Its not the fact that she left me that hurts, or the fact that she left me for another woman... No, its the way she treated me.
Not just before, but during the last 3 weeks, when her girlfriend was here and they were staying at her mothers house, I tried so hard to just get things sorted out, while working, studying and adjusting to being a single mum...
But they made things difficult at every turn. Rent is two weeks late because she had the money that should have been for me and our child, I even packed up all her stuff to help and she didn't even have the decency to move it out while I was here, instead bringing HER into MY house while I was working and studying. Left everything that needed to be done to the last minute, making my stress levels soar...
Saying she wants to talk to me, saying she wants to be my friend, but never actually doing it, or acting like it.

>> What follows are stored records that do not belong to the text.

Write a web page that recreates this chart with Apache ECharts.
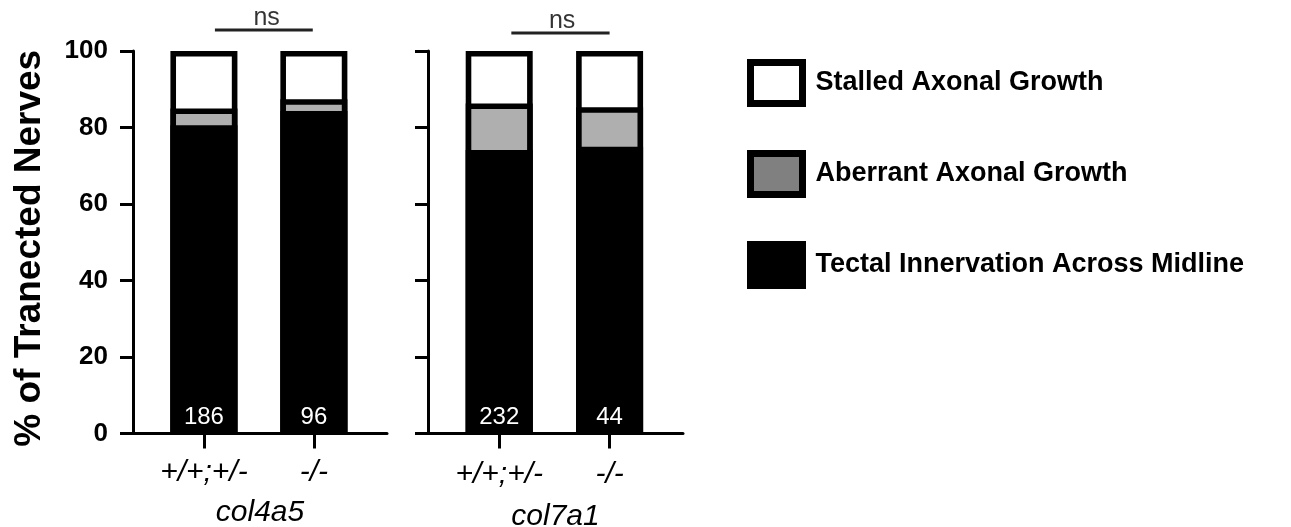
<!DOCTYPE html>
<html>
<head>
<meta charset="utf-8">
<script src="https://cdn.jsdelivr.net/npm/echarts@6/dist/echarts.min.js"></script>
<style>html,body{margin:0;padding:0;background:#fff;}#c{width:1291px;height:527px;}</style>
</head>
<body>
<div id="c"></div>
<script>
// ---- data ----
const groups = ['col4a5', 'col7a1'];
const genotypes = ['+/+;+/-', '-/-'];
const nCounts = [[186, 96], [232, 44]];
const tectal = [[80.6, 84.3], [74.1, 75.0]];
const aberrant = [[4.4, 3.1], [12.2, 10.3]];
const stalled = [[15.0, 12.6], [13.7, 14.7]];
const seriesNames = ['Stalled Axonal Growth', 'Aberrant Axonal Growth', 'Tectal Innervation Across Midline'];
const sigText = ['ns', 'ns'];
const bracketFrom = [0.10, 0.11];
const bracketTo = [0.99, 1.00];
const bracketY = [105.5, 104.7];
const sigX = [0.57, 0.57];
const sigY = [108.6, 107.8];
const yAxisTitle = '% of Tranected Nerves';

const FONT = '"Liberation Sans", Arial, sans-serif';
const chart = echarts.init(document.getElementById('c'), null, {renderer: 'canvas'});

// segments are drawn as overlapping bars from 0 to their cumulative top,
// the lower segments drawn over the upper ones (same look as a stacked bar)
const series = [];
[0, 1].forEach(g => {
  const topTectal = tectal[g].map(v => v);
  const topAberrant = tectal[g].map((v, i) => v + aberrant[g][i]);
  const topStalled = tectal[g].map((v, i) => v + aberrant[g][i] + stalled[g][i]);
  const base = {type: 'bar', xAxisIndex: g, yAxisIndex: g, barWidth: 67, barGap: '-100%'};
  series.push(Object.assign({}, base, {
    name: seriesNames[0], z: 2,
    data: topStalled.map((v, i) => [i, v]),
    itemStyle: {color: '#fff', borderColor: '#000', borderWidth: 5.6}
  }));
  series.push(Object.assign({}, base, {
    name: seriesNames[1], z: 3,
    data: topAberrant.map((v, i) => [i, v]),
    itemStyle: {color: '#afafaf', borderColor: '#000', borderWidth: 5.6}
  }));
  series.push(Object.assign({}, base, {
    name: seriesNames[2], z: 4,
    data: topTectal.map((v, i) => [i, v]),
    itemStyle: {color: '#000', borderColor: '#000', borderWidth: 5.6},
    label: {show: true, position: 'insideBottom', distance: 4, color: '#fff', fontSize: 24,
            fontFamily: FONT, formatter: p => String(nCounts[g][p.dataIndex])}
  }));
  series.push({
    type: 'line', name: 'bracket' + g, xAxisIndex: g, yAxisIndex: g, clip: false, silent: true,
    symbol: 'none', z: 5,
    data: [[bracketFrom[g], bracketY[g]], [bracketTo[g], bracketY[g]]],
    lineStyle: {color: '#222', width: 3}
  });
  series.push({
    type: 'scatter', name: 'sig' + g, xAxisIndex: g, yAxisIndex: g, clip: false, silent: true,
    symbolSize: 1, itemStyle: {color: 'rgba(0,0,0,0)'}, z: 5,
    data: [[sigX[g], sigY[g]]],
    label: {show: true, position: 'inside', formatter: sigText[g], fontSize: 25, color: '#000', fontFamily: FONT}
  });
});

const option = {
  animation: false,
  backgroundColor: '#fff',
  textStyle: {fontFamily: FONT},
  grid: [
    {left: 133, top: 51, width: 254, height: 382.5, outerBoundsMode: 'none', containLabel: false},
    {left: 428, top: 51, width: 255, height: 382.5, outerBoundsMode: 'none', containLabel: false}
  ],
  xAxis: [0, 1].map(g => ({
    type: 'value', gridIndex: g, min: -0.645, max: 1.665,
    splitLine: {show: false},
    axisLine: {show: true, onZero: false, lineStyle: {color: '#000', width: 3}},
    axisTick: {show: true, customValues: [0, 1], length: 15, lineStyle: {color: '#000', width: 3}},
    axisLabel: {show: true, customValues: [0, 1], formatter: v => genotypes[Math.round(v)] || '',
                fontSize: 30, fontStyle: 'italic', color: '#000', margin: g === 0 ? 24 : 26, fontFamily: FONT},
    name: groups[g], nameLocation: 'middle', nameGap: g === 0 ? 64 : 68,
    nameTextStyle: {fontSize: 30, fontStyle: 'italic', color: '#000', fontFamily: FONT}
  })),
  yAxis: [0, 1].map(g => ({
    type: 'value', gridIndex: g, min: 0, max: 100, interval: 20,
    splitLine: {show: false},
    axisLine: {show: true, onZero: false, lineStyle: {color: '#000', width: 3}},
    axisTick: {show: true, length: 13, lineStyle: {color: '#000', width: 3}},
    axisLabel: {show: g === 0, fontSize: 26, fontWeight: 'bold', color: '#000', margin: 25, fontFamily: FONT},
    name: g === 0 ? yAxisTitle : '', nameLocation: 'middle', nameGap: 85, nameRotate: 90,
    nameTextStyle: {fontSize: 37, fontWeight: 'bold', color: '#000', fontFamily: FONT, padding: [0, 12, 0, 0]}
  })),
  legend: {
    orient: 'vertical', left: 747, top: 59, icon: 'rect', padding: 0,
    itemWidth: 52, itemHeight: 41, itemGap: 43,
    selectedMode: false,
    textStyle: {fontSize: 27, fontWeight: 'bold', color: '#000', fontFamily: FONT, padding: [0, 0, 0, 8]},
    data: [
      {name: seriesNames[0], itemStyle: {color: '#fff', borderColor: '#000', borderWidth: 7}},
      {name: seriesNames[1], itemStyle: {color: '#808080', borderColor: '#000', borderWidth: 7}},
      {name: seriesNames[2], itemStyle: {color: '#000', borderColor: '#000', borderWidth: 7}}
    ]
  },
  series: series
};
chart.setOption(option);
</script>
</body>
</html>
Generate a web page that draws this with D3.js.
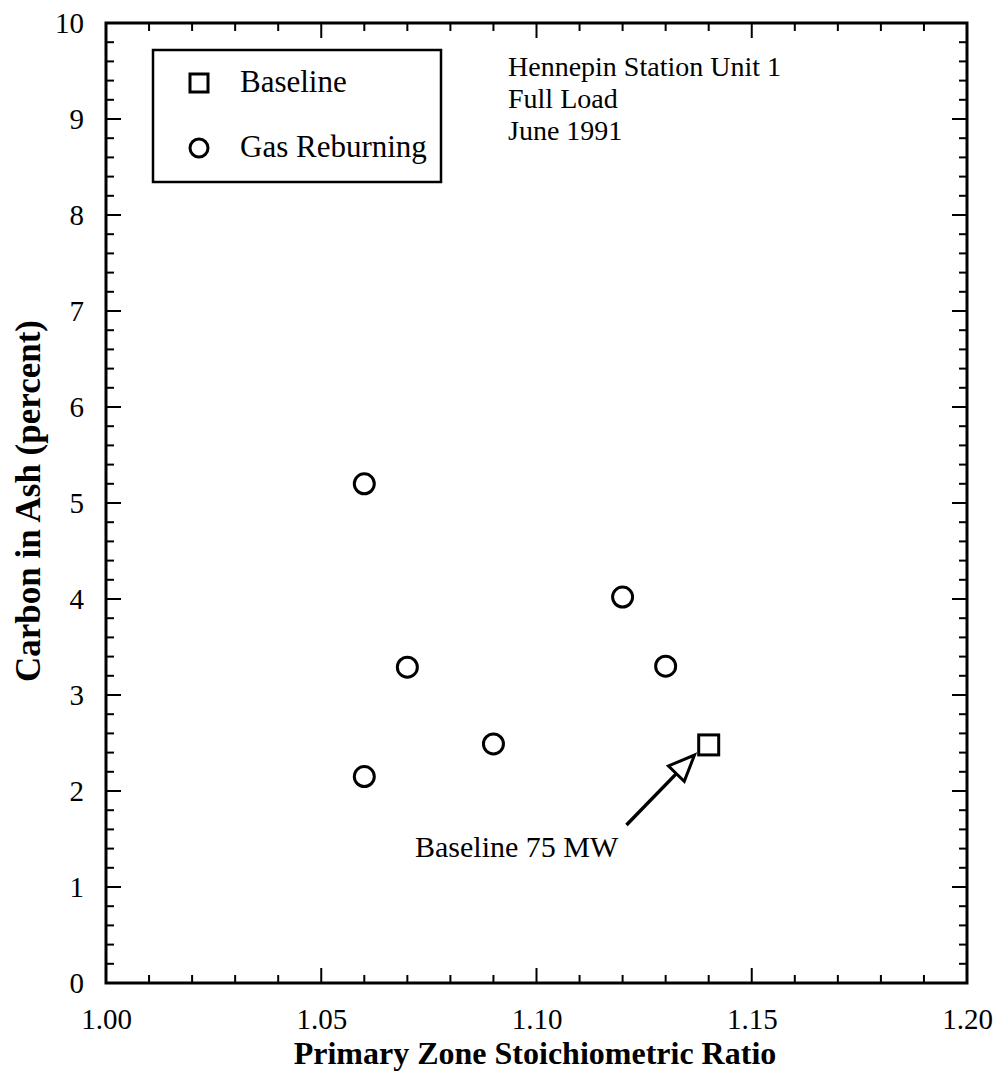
<!DOCTYPE html>
<html>
<head>
<meta charset="utf-8">
<script src="https://cdn.jsdelivr.net/npm/d3@7"></script>
<style>
  html, body { margin: 0; padding: 0; background: #fff; }
  svg { display: block; }
  text { font-family: "Liberation Serif", "Times New Roman", serif; fill: #000; }
</style>
</head>
<body>
<svg id="chart" width="1005" height="1081"></svg>
<script>
// ---- data ----
const reburnX = [1.06, 1.07, 1.06, 1.09, 1.12, 1.13];
const reburnY = [5.20, 3.29, 2.15, 2.49, 4.02, 3.30];
const baselineX = [1.14];
const baselineY = [2.48];
const xTickValues = [1.00, 1.05, 1.10, 1.15, 1.20];
const xTickLabels = ["1.00", "1.05", "1.10", "1.15", "1.20"];
const yTickValues = [0,1,2,3,4,5,6,7,8,9,10];
const yTickLabels = ["0","1","2","3","4","5","6","7","8","9","10"];
const legendLabels = ["Baseline", "Gas Reburning"];
const noteLines = ["Hennepin Station Unit 1", "Full Load", "June 1991"];
const annotationText = "Baseline 75 MW";
// arrow tail and tip, in data units
const arrowFrom = [1.1209, 1.646];
const arrowTo = [1.1367, 2.375];

(function () {
// ---- layout ----
const svg = d3.select("#chart");
const mLeft = 106, mRight = 967, mTop = 23, mBottom = 983;
const x = d3.scaleLinear().domain([1.00, 1.20]).range([mLeft, mRight]);
const y = d3.scaleLinear().domain([0, 10]).range([mBottom, mTop]);

const g = svg.append("g");

const xMinor = d3.range(0, 21).map(i => 1 + i * 0.01);
const yMinor = d3.range(0, 51).map(i => i * 0.2);
function isMajorX(v) { return Math.abs(Math.round(v * 20) - v * 20) < 1e-6; }
function isMajorY(v) { return Math.abs(Math.round(v) - v) < 1e-6; }

const tickG = g.append("g").attr("stroke", "#000").attr("stroke-width", 2);
xMinor.forEach(v => {
  const len = isMajorX(v) ? 15 : 8;
  tickG.append("line").attr("x1", x(v)).attr("x2", x(v)).attr("y1", mBottom).attr("y2", mBottom - len);
  tickG.append("line").attr("x1", x(v)).attr("x2", x(v)).attr("y1", mTop).attr("y2", mTop + len);
});
yMinor.forEach(v => {
  const len = isMajorY(v) ? 15 : 8;
  tickG.append("line").attr("x1", mLeft).attr("x2", mLeft + len).attr("y1", y(v)).attr("y2", y(v));
  tickG.append("line").attr("x1", mRight).attr("x2", mRight - len).attr("y1", y(v)).attr("y2", y(v));
});

// frame
g.append("rect").attr("x", mLeft).attr("y", mTop).attr("width", mRight - mLeft).attr("height", mBottom - mTop)
  .attr("fill", "none").attr("stroke", "#000").attr("stroke-width", 3);

// tick labels via d3 axes
const xAxis = d3.axisBottom(x).tickValues(xTickValues).tickFormat((d, i) => xTickLabels[i]).tickSize(0).tickPadding(0);
const xa = g.append("g").attr("transform", `translate(0,${mBottom})`).call(xAxis);
xa.select(".domain").remove();
xa.selectAll("text").attr("font-size", 29).attr("dy", null).attr("y", 46)
  .style("font-family", '"Liberation Serif", serif').attr("fill", "#000");

const yAxis = d3.axisLeft(y).tickValues(yTickValues).tickFormat((d, i) => yTickLabels[i]).tickSize(0).tickPadding(0);
const ya = g.append("g").attr("transform", `translate(${mLeft},0)`).call(yAxis);
ya.select(".domain").remove();
ya.selectAll("text").attr("font-size", 29).attr("x", -22).attr("dy", "0.33em")
  .style("font-family", '"Liberation Serif", serif').attr("fill", "#000");

// axis titles
g.append("text").attr("x", 535).attr("y", 1064).attr("text-anchor", "middle")
  .attr("font-size", 32).attr("font-weight", "bold").text("Primary Zone Stoichiometric Ratio");
g.append("text").attr("transform", "translate(40,501) rotate(-90)").attr("text-anchor", "middle")
  .attr("font-size", 35).attr("font-weight", "bold").text("Carbon in Ash (percent)");

// data points
g.selectAll("circle.reburn").data(reburnX.map((d, i) => [d, reburnY[i]])).enter()
  .append("circle").attr("class", "reburn")
  .attr("cx", d => x(d[0])).attr("cy", d => y(d[1])).attr("r", 10)
  .attr("fill", "none").attr("stroke", "#000").attr("stroke-width", 3);
const sq = 20;
g.selectAll("rect.base").data(baselineX.map((d, i) => [d, baselineY[i]])).enter()
  .append("rect").attr("class", "base")
  .attr("x", d => x(d[0]) - sq / 2).attr("y", d => y(d[1]) - sq / 2)
  .attr("width", sq).attr("height", sq)
  .attr("fill", "none").attr("stroke", "#000").attr("stroke-width", 3);

// legend
const lg = g.append("g");
lg.append("rect").attr("x", 153).attr("y", 50).attr("width", 288).attr("height", 132)
  .attr("fill", "#fff").attr("stroke", "#000").attr("stroke-width", 2.5);
lg.append("rect").attr("x", 190).attr("y", 74).attr("width", 18).attr("height", 18)
  .attr("fill", "none").attr("stroke", "#000").attr("stroke-width", 3);
lg.append("circle").attr("cx", 199).attr("cy", 148).attr("r", 9)
  .attr("fill", "none").attr("stroke", "#000").attr("stroke-width", 3);
lg.append("text").attr("x", 240).attr("y", 92).attr("font-size", 31).text(legendLabels[0]);
lg.append("text").attr("x", 240).attr("y", 157).attr("font-size", 31).text(legendLabels[1]);

// note
noteLines.forEach((t, i) => {
  g.append("text").attr("x", 508).attr("y", 76 + i * 32).attr("font-size", 28).text(t);
});

// annotation
g.append("text").attr("x", 415).attr("y", 857).attr("font-size", 30).text(annotationText);
const ax1 = x(arrowFrom[0]), ay1 = y(arrowFrom[1]);
const ax2 = x(arrowTo[0]), ay2 = y(arrowTo[1]);
const ang = Math.atan2(ay2 - ay1, ax2 - ax1);
const headLen = 26, headW = 11;
const bx = ax2 - headLen * Math.cos(ang), by = ay2 - headLen * Math.sin(ang);
g.append("line").attr("x1", ax1).attr("y1", ay1).attr("x2", bx).attr("y2", by)
  .attr("stroke", "#000").attr("stroke-width", 3.5);
const px = -Math.sin(ang), py = Math.cos(ang);
g.append("path")
  .attr("d", d3.line()([[ax2, ay2], [bx + px * headW, by + py * headW], [bx - px * headW, by - py * headW]]) + "Z")
  .attr("fill", "#fff").attr("stroke", "#000").attr("stroke-width", 3).attr("stroke-linejoin", "miter");
})();
</script>
</body>
</html>
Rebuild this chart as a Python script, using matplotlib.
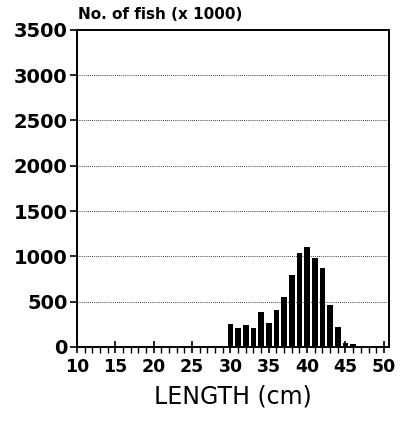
import matplotlib.pyplot as plt
from matplotlib.ticker import MultipleLocator

lengths = [30, 31, 32, 33, 34, 35, 36, 37, 38, 39, 40, 41, 42, 43, 44, 45, 46]
fish_counts = [255, 208, 245, 208, 383, 259, 405, 555, 792, 1040, 1099, 985, 869, 467, 215, 44, 29]
x_ticks = [10, 15, 20, 25, 30, 35, 40, 45, 50]
y_ticks = [0, 500, 1000, 1500, 2000, 2500, 3000, 3500]

plt.rcParams["font.family"] = ["DejaVu Sans"]

fig = plt.figure(figsize=(4.08, 4.21), dpi=100)
ax = fig.add_axes([0.189, 0.176, 0.764, 0.753])

for y in y_ticks[1:-1]:
    ax.axhline(y, color="black", linestyle=(0, (1, 1.5)), linewidth=0.6, zorder=0)

ax.bar(lengths, fish_counts, width=0.75, color="black", zorder=2)

ax.set_xlim(10, 50.65)
ax.set_ylim(0, 3500)
ax.set_xticks(x_ticks)
ax.set_yticks(y_ticks)
ax.xaxis.set_minor_locator(MultipleLocator(1))
ax.tick_params(axis="x", which="major", direction="inout", length=8, width=1.2,
               labelsize=12.5, pad=4)
ax.tick_params(axis="x", which="minor", direction="out", length=4, width=1.0)
ax.tick_params(axis="y", which="major", direction="out", length=5, width=1.2,
               labelsize=14, pad=2)
for label in ax.get_xticklabels() + ax.get_yticklabels():
    label.set_fontweight("bold")

for spine in ax.spines.values():
    spine.set_linewidth(1.4)

ax.set_xlabel("LENGTH (cm)", fontsize=17, labelpad=6)
fig.text(0.191, 0.955, "No. of fish (x 1000)", fontsize=11, fontweight="bold",
         va="baseline")

fig.savefig("out.png", dpi=100)
plt.close(fig)
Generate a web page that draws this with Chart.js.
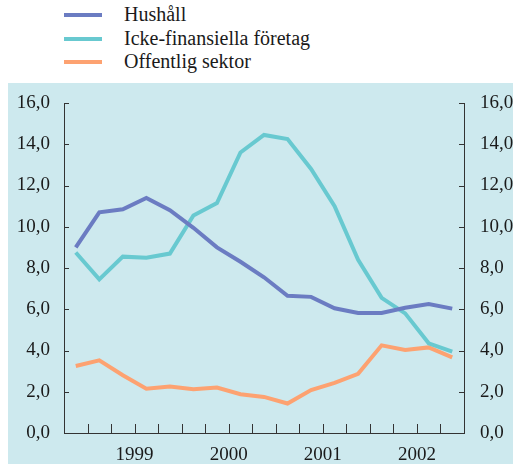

Blaming the new gf, of course, always there are excuses, but the day before they met she said 'we will be friends, I'll catch up with you for coffee sometimes before I go, and she'll just have to deal with it" So what happened to that huh? Not that I really wanted to, but she could have treated me better throughout the whole thing, at least shown some respect for me. Dealt with things that needed to be done.
I'm not surprised. I should have known, I probably did know, really... But respect and a little consideration is all I wanted from her, and she couldn't even give me that.

But now I am free...
Free to pay off a few debts she helped create, free to raise a child alone that we both committed to, free to feed her fucking cats until she decides she'd like to come back to australia...
But free to spend my time doing what I like (within reason... child considered), free to make my own choices, free to make something of my life, decide where my money is spent... Free.